Hilton reported solid second quarter earnings for 2019, although an uncertain political environment continues to slow the hotel giant’s growth in the U.S. and Asia Pacific.
Net income came in at $261 million for the quarter, a 20 percent increase from a year prior, driven primarily by strong unit growth. Meanwhile, revenue-per-available-room (RevPAR) increased a modest 1.4 percent compared to the year before, as U.S. trade tensions with China dampened both corporate bookings in the U.S. and leisure travel in Asia Pacific.
The company expects this trend to continue throughout the second half of 2019, and potentially into 2020. Hilton shares stayed relatively stable in the hours after the market open.

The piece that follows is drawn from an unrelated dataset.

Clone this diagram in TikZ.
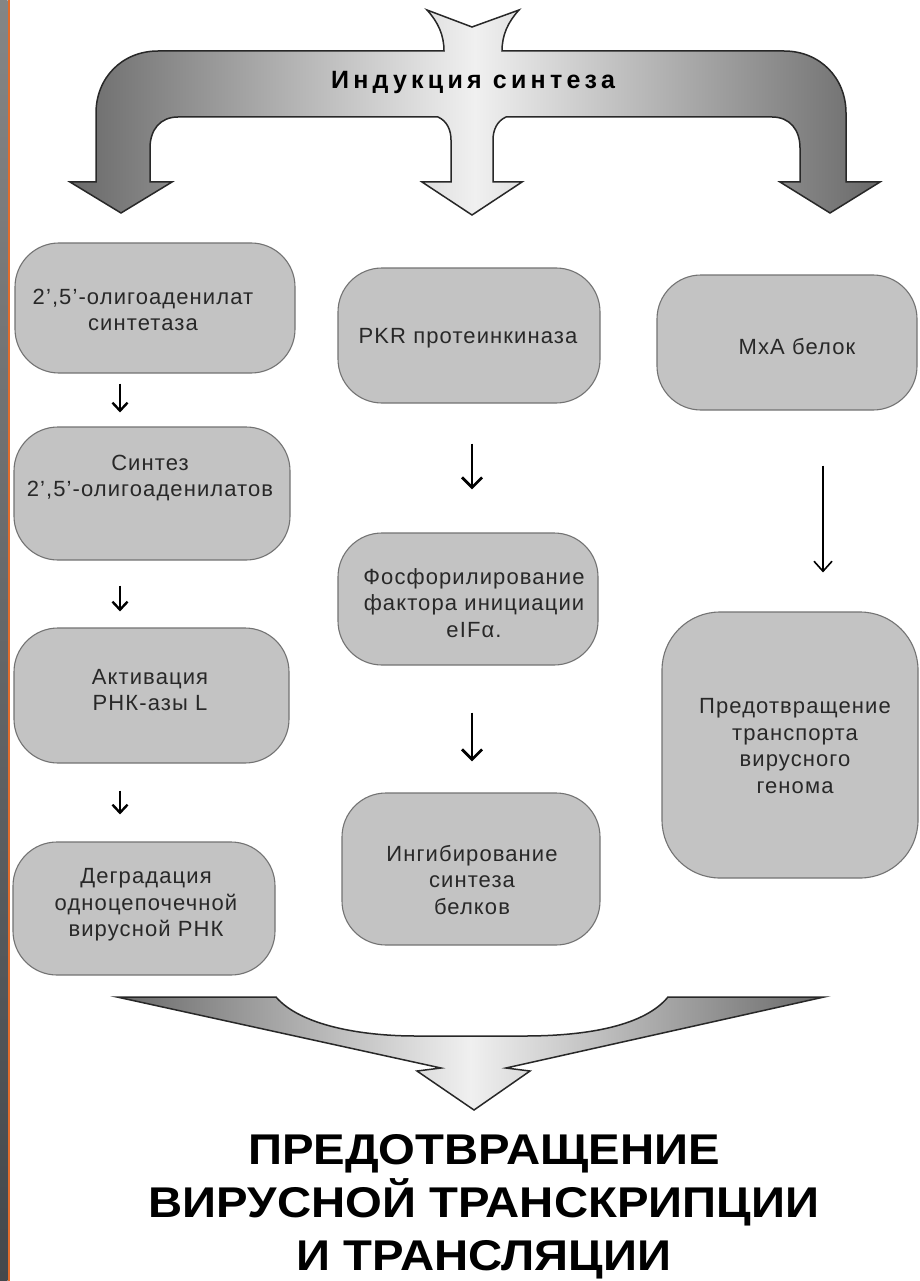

“More people are putting their caution flags up,” said Hilton CEO Christopher Nassetta in an earnings call Wednesday. “It doesn’t mean that they’re not spending, or hiring, or traveling. It just means they’re a little bit more cautious because of what’s going on in the broader environment.”
The impact of politics was top of mind for many analysts on the call, and Hilton was clear that it did not expect tensions to resolve anytime soon.
The decline in RevPAR in China was further impacted by the anti-extradition protests in Hong Kong, according to the company.
“China is clearly going to be worse in the second half of the year than the first,” said Nassetta, explaining that this would lead to a lower international performance overall.